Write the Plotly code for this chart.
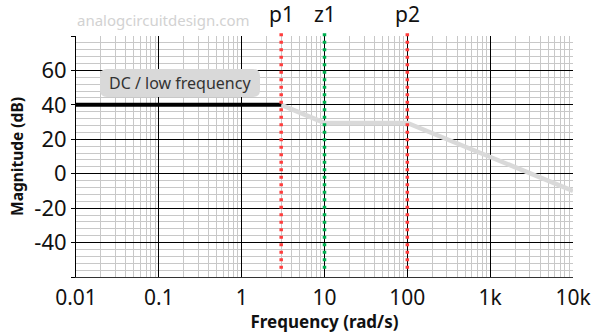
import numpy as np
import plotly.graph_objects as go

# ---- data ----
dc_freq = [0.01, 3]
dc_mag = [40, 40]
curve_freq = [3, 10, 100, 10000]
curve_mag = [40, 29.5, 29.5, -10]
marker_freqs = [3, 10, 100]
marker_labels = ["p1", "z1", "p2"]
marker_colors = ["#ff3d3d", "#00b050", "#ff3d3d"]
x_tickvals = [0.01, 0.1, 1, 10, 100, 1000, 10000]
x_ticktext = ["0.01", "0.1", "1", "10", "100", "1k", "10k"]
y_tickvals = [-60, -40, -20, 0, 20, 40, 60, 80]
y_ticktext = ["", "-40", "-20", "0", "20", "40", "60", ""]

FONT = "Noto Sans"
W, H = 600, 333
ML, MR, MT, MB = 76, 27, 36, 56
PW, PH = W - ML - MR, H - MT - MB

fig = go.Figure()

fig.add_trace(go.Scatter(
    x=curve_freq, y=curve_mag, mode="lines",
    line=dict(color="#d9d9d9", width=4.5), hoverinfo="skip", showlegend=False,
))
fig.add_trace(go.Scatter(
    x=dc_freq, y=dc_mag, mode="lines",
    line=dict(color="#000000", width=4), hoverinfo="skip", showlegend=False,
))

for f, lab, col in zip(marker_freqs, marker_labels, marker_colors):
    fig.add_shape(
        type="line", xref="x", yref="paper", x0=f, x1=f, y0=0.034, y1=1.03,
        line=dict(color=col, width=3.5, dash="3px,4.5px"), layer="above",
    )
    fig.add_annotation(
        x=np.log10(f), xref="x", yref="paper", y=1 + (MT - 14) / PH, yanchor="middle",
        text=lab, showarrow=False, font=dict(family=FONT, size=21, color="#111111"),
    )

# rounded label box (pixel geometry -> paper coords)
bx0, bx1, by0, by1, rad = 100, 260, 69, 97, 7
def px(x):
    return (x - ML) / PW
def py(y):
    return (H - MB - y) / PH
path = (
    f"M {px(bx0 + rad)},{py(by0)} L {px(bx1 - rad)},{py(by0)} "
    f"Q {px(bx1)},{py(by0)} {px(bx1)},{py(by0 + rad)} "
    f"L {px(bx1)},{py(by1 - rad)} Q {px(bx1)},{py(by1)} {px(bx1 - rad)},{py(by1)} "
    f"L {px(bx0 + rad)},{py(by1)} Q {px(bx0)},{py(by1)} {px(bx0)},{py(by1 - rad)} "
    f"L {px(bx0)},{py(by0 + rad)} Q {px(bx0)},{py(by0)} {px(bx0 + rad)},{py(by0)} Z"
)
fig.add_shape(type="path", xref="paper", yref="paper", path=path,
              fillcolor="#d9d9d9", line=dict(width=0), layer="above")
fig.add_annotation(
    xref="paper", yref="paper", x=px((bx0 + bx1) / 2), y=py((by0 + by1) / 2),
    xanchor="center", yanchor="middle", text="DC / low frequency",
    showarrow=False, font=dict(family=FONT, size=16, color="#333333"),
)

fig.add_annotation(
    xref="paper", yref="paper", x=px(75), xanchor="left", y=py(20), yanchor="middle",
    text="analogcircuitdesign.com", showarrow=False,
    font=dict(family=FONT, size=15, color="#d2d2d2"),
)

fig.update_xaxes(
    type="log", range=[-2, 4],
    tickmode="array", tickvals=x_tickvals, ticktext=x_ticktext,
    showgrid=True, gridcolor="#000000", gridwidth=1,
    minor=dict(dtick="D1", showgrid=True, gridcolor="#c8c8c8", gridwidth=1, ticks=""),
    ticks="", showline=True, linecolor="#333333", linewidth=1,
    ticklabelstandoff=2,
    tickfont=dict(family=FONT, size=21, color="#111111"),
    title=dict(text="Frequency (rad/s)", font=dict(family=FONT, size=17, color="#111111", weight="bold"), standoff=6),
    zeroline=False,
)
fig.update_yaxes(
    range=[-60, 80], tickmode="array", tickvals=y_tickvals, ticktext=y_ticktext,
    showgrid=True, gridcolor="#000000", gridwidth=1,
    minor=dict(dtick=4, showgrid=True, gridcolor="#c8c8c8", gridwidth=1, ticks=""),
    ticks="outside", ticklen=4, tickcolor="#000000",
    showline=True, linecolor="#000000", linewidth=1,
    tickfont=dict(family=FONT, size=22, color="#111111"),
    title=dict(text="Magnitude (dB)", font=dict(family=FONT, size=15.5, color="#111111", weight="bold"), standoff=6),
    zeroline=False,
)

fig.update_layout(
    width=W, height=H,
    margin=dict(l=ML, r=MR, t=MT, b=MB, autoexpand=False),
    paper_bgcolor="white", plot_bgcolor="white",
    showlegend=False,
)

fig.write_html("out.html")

...

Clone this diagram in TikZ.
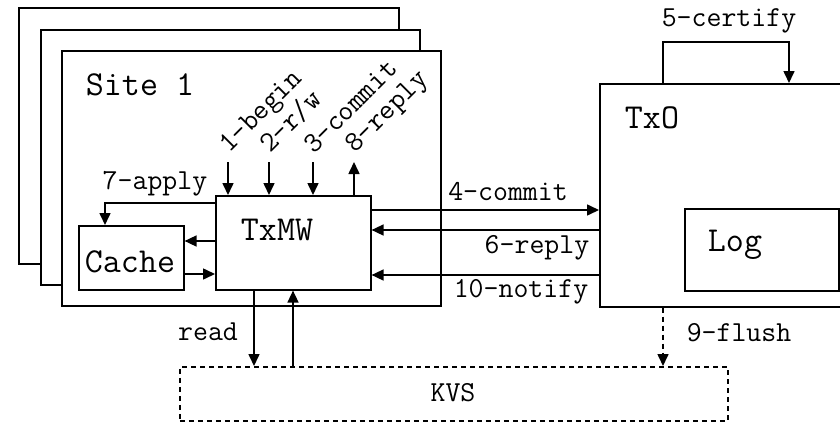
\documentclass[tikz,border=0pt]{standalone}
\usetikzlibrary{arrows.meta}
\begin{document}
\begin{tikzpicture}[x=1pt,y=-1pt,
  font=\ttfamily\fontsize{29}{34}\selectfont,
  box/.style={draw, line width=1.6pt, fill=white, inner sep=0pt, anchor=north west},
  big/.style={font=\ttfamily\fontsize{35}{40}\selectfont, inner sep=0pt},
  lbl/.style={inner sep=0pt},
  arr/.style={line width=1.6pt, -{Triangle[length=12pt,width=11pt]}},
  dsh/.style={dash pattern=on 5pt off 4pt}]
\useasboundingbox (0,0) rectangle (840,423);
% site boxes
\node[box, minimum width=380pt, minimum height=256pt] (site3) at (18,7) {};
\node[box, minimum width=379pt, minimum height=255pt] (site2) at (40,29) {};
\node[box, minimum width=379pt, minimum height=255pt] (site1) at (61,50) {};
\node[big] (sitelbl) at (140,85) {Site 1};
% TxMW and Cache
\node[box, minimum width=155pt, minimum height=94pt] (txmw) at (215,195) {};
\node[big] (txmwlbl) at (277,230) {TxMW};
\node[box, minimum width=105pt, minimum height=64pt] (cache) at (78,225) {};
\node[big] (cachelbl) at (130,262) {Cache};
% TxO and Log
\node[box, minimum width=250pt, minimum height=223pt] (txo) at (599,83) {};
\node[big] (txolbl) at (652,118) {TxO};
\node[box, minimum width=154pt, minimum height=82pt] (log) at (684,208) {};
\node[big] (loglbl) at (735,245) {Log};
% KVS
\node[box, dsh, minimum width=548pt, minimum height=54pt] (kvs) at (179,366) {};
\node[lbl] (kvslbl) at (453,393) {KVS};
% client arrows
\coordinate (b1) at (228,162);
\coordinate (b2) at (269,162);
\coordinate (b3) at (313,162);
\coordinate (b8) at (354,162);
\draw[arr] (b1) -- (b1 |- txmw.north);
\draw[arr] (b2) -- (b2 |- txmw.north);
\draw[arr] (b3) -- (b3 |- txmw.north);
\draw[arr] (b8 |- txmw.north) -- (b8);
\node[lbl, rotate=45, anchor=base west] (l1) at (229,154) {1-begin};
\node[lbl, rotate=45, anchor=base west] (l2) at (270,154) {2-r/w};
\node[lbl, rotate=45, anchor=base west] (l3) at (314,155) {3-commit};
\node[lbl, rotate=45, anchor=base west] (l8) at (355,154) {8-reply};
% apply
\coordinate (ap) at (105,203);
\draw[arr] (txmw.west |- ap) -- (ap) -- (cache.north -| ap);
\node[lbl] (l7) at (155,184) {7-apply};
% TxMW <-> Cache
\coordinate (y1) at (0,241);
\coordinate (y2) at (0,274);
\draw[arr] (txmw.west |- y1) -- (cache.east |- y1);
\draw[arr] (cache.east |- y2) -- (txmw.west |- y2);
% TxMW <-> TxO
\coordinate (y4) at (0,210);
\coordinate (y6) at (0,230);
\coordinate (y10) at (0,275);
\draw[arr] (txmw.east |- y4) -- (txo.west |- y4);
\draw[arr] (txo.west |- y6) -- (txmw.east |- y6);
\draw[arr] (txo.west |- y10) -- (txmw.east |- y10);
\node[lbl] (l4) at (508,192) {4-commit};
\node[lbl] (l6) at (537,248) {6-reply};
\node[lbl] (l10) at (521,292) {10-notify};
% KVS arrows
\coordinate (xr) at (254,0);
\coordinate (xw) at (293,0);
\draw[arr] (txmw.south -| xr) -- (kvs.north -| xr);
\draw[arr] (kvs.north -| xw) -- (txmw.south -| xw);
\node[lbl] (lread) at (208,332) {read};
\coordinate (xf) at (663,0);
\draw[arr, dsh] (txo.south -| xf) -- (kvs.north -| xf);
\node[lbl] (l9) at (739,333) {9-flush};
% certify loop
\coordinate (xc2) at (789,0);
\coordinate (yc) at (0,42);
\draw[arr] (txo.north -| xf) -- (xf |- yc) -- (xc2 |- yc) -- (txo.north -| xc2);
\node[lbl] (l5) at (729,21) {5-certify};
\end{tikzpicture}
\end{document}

---

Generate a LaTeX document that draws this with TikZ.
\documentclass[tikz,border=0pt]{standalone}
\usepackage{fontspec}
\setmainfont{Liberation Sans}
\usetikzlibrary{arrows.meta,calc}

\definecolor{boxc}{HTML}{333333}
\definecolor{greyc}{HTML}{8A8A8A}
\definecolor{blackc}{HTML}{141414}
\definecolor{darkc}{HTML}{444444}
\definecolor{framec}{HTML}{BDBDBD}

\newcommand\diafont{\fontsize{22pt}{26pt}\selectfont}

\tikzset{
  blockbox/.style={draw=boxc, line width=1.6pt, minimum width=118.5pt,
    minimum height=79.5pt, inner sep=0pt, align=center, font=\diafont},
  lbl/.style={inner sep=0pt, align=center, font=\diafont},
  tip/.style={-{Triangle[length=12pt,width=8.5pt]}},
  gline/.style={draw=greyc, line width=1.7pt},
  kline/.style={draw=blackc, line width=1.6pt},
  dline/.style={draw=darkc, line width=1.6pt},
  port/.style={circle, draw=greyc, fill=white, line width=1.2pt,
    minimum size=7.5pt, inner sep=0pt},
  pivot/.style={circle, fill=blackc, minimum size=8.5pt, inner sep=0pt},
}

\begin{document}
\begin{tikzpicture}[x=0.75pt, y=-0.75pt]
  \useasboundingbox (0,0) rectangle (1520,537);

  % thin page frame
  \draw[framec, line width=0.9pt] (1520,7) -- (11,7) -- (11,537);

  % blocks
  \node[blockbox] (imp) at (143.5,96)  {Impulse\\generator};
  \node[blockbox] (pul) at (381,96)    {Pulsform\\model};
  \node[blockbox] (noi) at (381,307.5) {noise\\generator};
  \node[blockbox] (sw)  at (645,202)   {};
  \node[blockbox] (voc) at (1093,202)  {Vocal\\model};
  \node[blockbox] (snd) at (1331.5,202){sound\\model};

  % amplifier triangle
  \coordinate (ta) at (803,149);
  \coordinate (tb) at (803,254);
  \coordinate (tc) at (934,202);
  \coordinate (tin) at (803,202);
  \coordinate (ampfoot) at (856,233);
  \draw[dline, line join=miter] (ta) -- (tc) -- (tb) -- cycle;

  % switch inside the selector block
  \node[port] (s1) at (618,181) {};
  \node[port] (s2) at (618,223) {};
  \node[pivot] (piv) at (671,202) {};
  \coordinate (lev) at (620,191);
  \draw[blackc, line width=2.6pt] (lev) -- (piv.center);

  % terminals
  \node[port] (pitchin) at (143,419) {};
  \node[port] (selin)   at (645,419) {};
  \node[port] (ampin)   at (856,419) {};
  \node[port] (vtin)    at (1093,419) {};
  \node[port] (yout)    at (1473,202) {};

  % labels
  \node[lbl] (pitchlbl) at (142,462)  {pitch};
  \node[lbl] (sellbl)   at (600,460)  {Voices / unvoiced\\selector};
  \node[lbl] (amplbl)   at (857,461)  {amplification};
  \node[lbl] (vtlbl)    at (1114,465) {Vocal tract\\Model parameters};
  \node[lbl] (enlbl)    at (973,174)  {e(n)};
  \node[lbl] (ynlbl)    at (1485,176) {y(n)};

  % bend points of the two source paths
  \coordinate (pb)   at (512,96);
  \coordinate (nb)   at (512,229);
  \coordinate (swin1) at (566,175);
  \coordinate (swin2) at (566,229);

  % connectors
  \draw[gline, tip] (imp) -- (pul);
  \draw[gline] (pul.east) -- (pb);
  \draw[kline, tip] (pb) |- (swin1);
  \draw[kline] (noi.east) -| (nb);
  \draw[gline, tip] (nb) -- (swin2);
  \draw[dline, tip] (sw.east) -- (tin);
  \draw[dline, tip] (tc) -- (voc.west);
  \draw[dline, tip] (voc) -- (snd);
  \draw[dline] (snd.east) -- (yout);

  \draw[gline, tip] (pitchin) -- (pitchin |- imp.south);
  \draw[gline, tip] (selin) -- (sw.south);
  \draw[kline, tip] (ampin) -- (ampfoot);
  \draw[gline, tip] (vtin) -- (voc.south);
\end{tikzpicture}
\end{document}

**What needs to be done:**
Keep to the lines between the line with "Write the Plotly code for this chart." and the line with "fig = go.Figure()", inclusive, and transcribe them without pictures.

**Answer to the problem:**
Write the Plotly code for this chart.
import numpy as np
import plotly.graph_objects as go

# ---- data ----
dc_freq = [0.01, 3]
dc_mag = [40, 40]
curve_freq = [3, 10, 100, 10000]
curve_mag = [40, 29.5, 29.5, -10]
marker_freqs = [3, 10, 100]
marker_labels = ["p1", "z1", "p2"]
marker_colors = ["#ff3d3d", "#00b050", "#ff3d3d"]
x_tickvals = [0.01, 0.1, 1, 10, 100, 1000, 10000]
x_ticktext = ["0.01", "0.1", "1", "10", "100", "1k", "10k"]
y_tickvals = [-60, -40, -20, 0, 20, 40, 60, 80]
y_ticktext = ["", "-40", "-20", "0", "20", "40", "60", ""]

FONT = "Noto Sans"
W, H = 600, 333
ML, MR, MT, MB = 76, 27, 36, 56
PW, PH = W - ML - MR, H - MT - MB

fig = go.Figure()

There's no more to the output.